-- EXTRACTED INFORMATION --
########

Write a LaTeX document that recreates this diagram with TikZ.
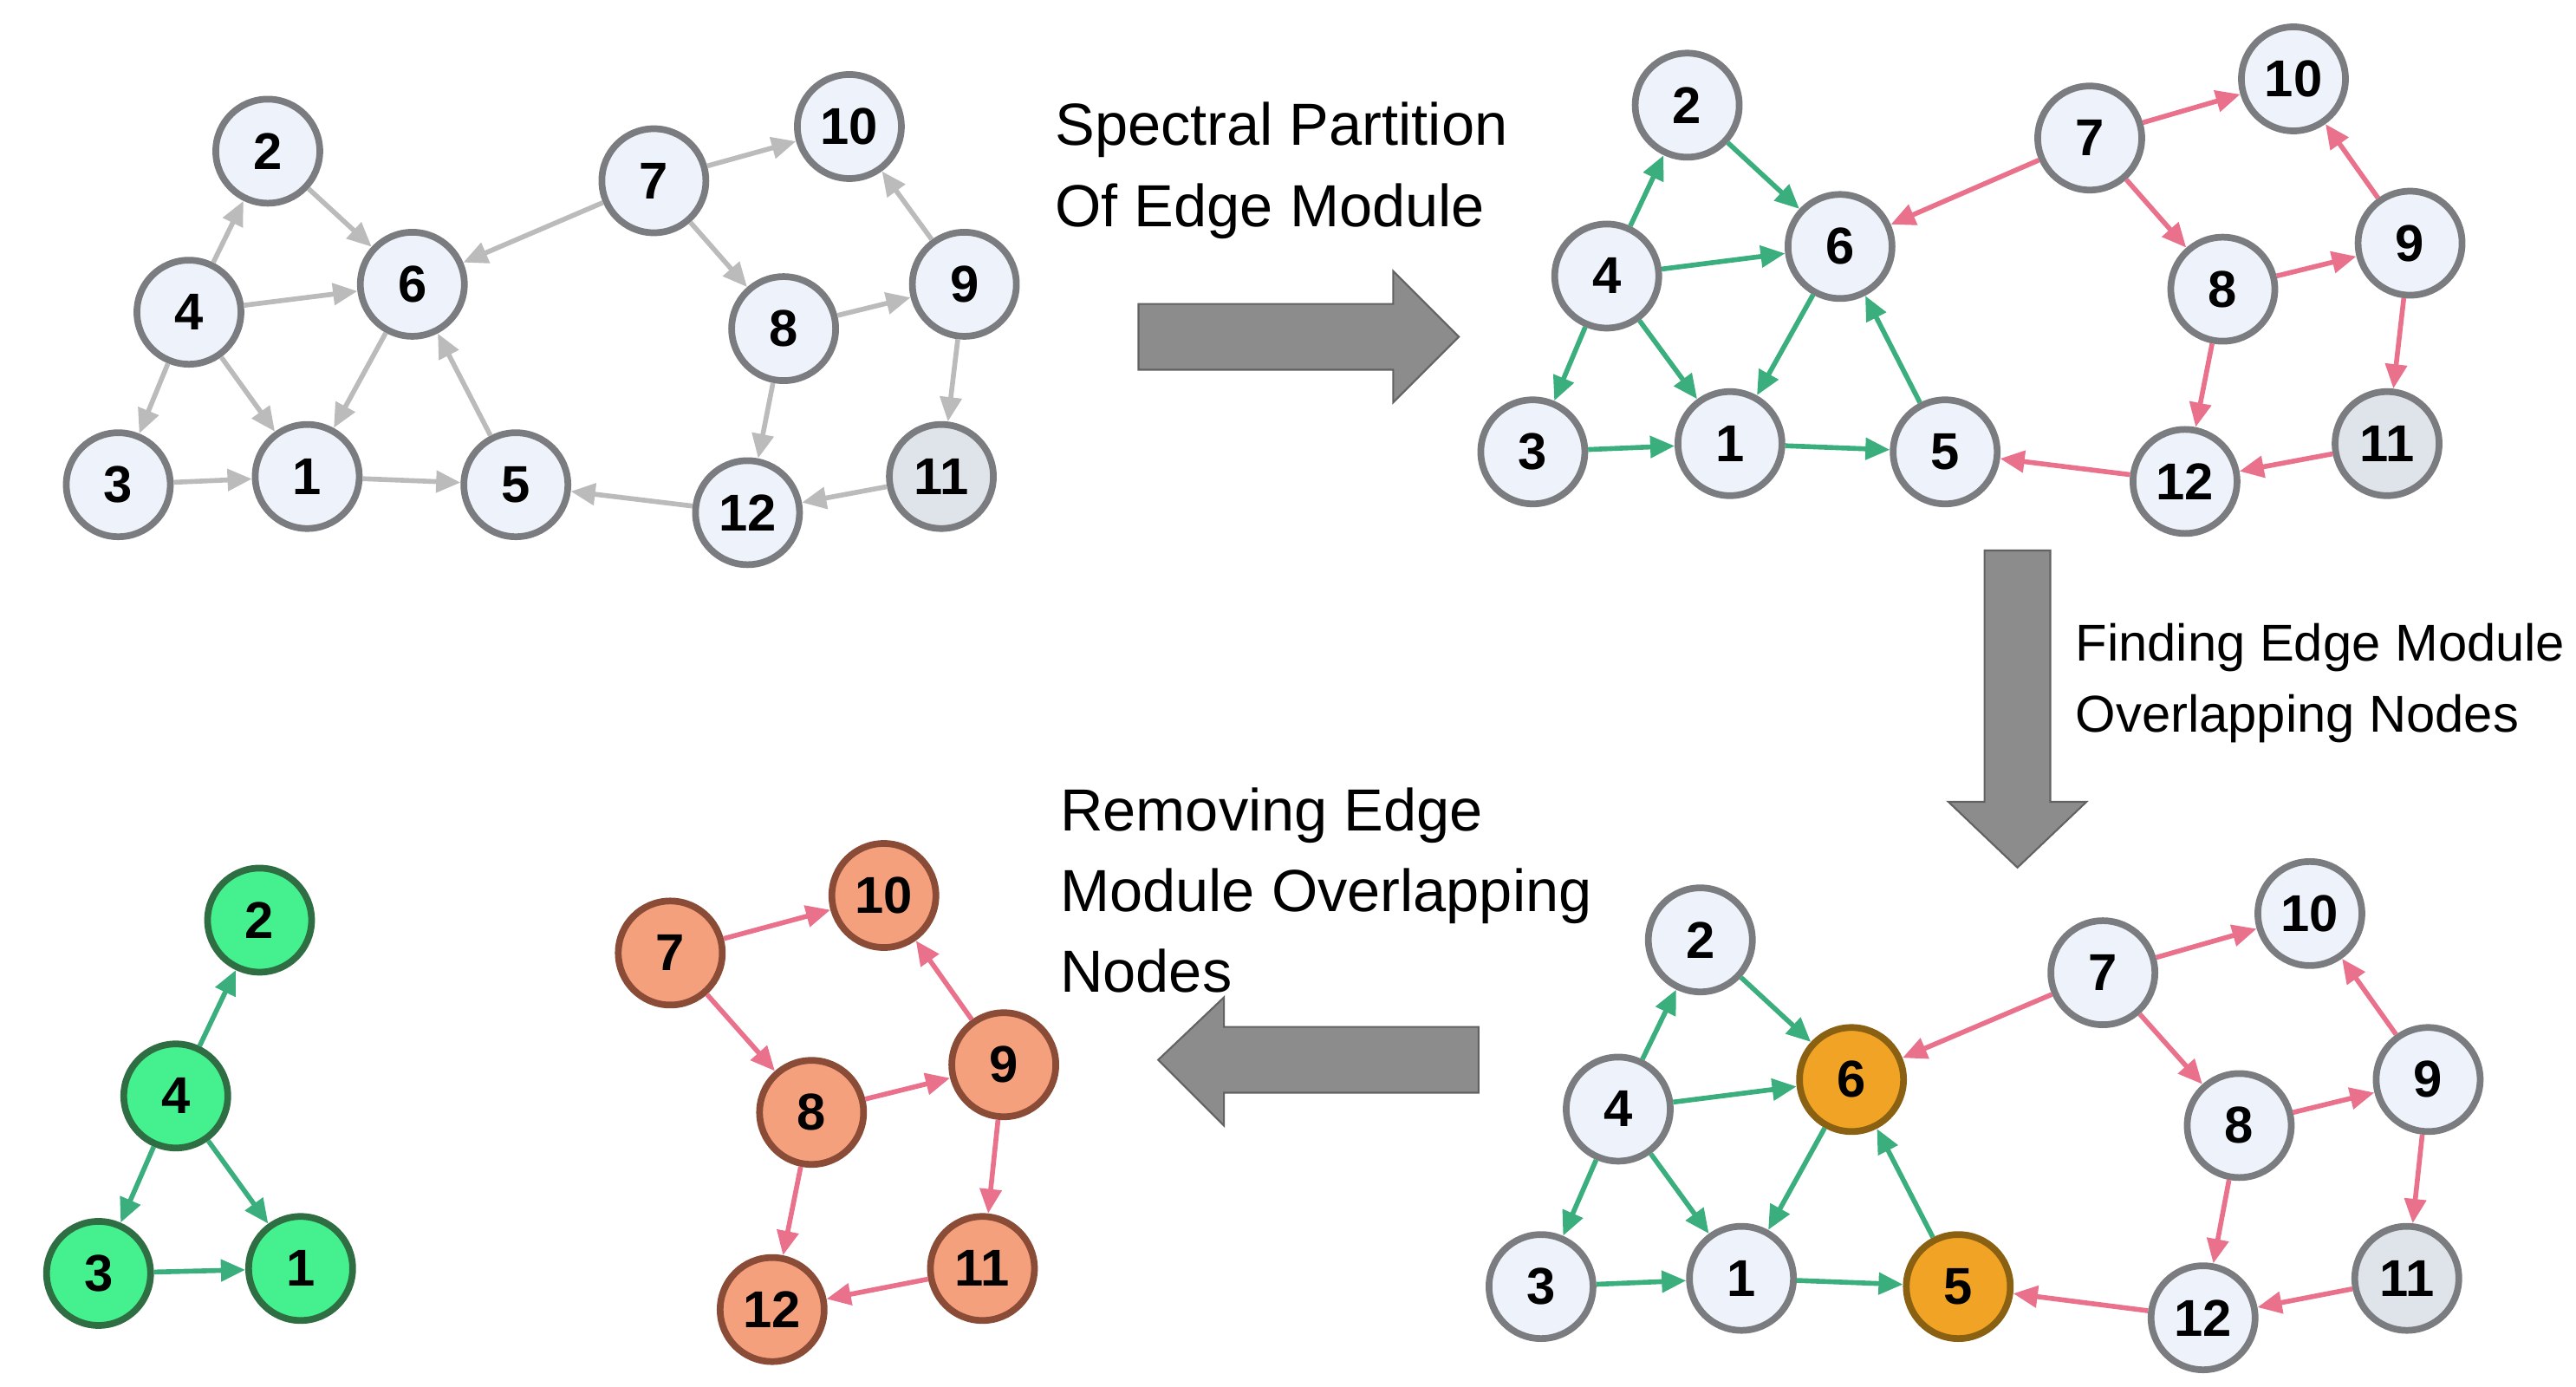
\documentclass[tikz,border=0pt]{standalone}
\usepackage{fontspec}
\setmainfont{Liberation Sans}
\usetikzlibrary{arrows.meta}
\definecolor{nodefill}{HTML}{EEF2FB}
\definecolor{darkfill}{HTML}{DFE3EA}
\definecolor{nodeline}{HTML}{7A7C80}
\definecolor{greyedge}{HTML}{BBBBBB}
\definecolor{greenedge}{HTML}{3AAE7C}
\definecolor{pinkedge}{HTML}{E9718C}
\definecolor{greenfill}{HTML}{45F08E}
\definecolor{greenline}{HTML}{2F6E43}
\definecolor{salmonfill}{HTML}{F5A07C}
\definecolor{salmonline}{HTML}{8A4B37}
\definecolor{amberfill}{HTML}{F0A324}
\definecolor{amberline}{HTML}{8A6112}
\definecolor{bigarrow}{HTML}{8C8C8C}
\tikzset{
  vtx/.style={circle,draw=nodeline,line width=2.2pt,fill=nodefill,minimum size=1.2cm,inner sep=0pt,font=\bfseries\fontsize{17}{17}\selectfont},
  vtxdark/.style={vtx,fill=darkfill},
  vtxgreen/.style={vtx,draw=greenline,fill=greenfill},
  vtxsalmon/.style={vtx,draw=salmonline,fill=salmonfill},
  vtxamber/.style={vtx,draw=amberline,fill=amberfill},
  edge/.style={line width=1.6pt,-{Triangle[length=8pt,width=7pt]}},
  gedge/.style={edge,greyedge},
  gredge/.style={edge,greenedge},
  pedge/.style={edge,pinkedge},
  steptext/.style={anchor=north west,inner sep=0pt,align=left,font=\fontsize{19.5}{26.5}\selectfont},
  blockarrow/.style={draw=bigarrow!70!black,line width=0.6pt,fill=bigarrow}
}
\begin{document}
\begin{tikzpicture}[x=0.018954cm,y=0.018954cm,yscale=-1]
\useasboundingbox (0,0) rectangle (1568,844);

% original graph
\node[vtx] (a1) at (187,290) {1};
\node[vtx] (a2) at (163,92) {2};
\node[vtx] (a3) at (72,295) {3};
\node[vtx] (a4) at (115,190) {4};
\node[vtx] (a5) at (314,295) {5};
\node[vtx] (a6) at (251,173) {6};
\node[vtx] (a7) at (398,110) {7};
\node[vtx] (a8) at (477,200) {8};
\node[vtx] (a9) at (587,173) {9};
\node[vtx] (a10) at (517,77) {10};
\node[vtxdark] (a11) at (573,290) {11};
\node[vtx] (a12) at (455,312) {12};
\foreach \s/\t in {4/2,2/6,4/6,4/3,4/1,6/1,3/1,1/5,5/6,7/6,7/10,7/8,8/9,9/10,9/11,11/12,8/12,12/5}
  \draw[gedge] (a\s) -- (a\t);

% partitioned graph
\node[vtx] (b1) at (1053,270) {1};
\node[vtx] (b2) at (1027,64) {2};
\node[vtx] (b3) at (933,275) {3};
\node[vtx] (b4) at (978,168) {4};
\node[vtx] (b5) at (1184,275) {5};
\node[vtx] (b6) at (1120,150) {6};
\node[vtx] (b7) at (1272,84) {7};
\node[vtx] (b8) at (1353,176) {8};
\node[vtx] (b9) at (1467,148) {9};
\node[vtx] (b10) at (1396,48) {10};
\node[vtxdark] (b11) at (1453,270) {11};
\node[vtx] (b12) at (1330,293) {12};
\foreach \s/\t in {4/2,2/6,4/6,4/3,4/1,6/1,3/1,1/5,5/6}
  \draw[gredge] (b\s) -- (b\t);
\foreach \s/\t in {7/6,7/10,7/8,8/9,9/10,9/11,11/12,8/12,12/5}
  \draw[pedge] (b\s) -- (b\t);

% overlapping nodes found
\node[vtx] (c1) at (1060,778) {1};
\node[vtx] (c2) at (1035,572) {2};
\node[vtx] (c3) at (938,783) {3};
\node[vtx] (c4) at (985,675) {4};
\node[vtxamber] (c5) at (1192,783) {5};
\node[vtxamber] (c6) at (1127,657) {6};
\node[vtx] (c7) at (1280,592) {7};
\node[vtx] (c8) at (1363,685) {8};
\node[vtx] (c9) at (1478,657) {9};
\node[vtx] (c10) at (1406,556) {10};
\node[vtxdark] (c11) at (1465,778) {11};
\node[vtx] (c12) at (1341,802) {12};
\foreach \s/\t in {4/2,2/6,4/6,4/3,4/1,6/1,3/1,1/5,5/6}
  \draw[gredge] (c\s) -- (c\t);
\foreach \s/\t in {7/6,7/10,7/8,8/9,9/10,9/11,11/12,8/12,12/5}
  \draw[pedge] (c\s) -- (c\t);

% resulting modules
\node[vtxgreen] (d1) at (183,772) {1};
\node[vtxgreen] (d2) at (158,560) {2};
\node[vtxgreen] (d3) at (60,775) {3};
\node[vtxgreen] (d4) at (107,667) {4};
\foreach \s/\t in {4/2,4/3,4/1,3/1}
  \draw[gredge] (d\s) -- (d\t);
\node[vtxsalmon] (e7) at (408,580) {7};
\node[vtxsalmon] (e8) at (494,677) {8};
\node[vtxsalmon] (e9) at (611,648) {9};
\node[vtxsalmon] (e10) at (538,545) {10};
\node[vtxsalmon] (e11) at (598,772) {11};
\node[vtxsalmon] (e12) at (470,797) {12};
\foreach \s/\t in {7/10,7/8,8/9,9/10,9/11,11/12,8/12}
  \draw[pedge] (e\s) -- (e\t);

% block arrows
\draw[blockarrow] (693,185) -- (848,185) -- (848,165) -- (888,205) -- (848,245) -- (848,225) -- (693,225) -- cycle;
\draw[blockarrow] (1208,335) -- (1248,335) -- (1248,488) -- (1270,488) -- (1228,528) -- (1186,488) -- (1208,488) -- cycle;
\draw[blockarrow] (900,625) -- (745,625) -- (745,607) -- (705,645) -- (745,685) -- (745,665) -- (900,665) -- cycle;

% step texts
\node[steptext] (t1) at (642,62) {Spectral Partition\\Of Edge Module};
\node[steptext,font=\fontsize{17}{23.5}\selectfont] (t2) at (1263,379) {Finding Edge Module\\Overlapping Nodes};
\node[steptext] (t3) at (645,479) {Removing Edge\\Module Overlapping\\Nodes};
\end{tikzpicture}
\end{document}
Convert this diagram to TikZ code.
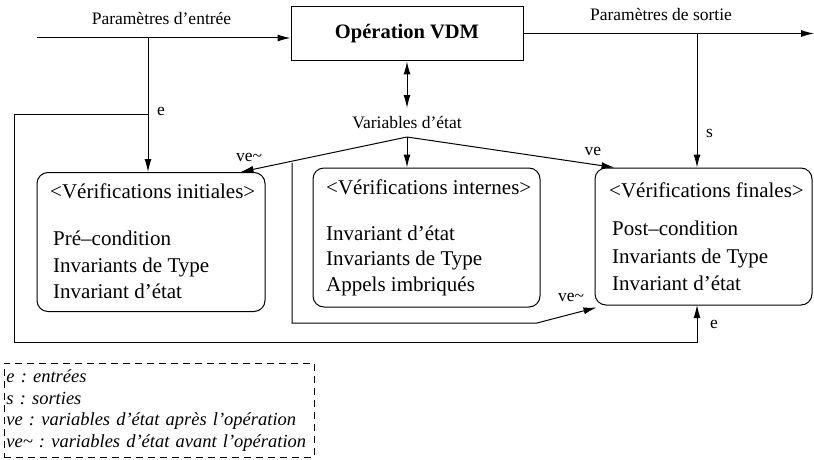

########

-- STATED EXERCISE --
Pick out all lines containing the string "diagram".

-- SOLUTION FOR THIS TASK --
Write a LaTeX document that recreates this diagram with TikZ.
Convert this diagram to TikZ code.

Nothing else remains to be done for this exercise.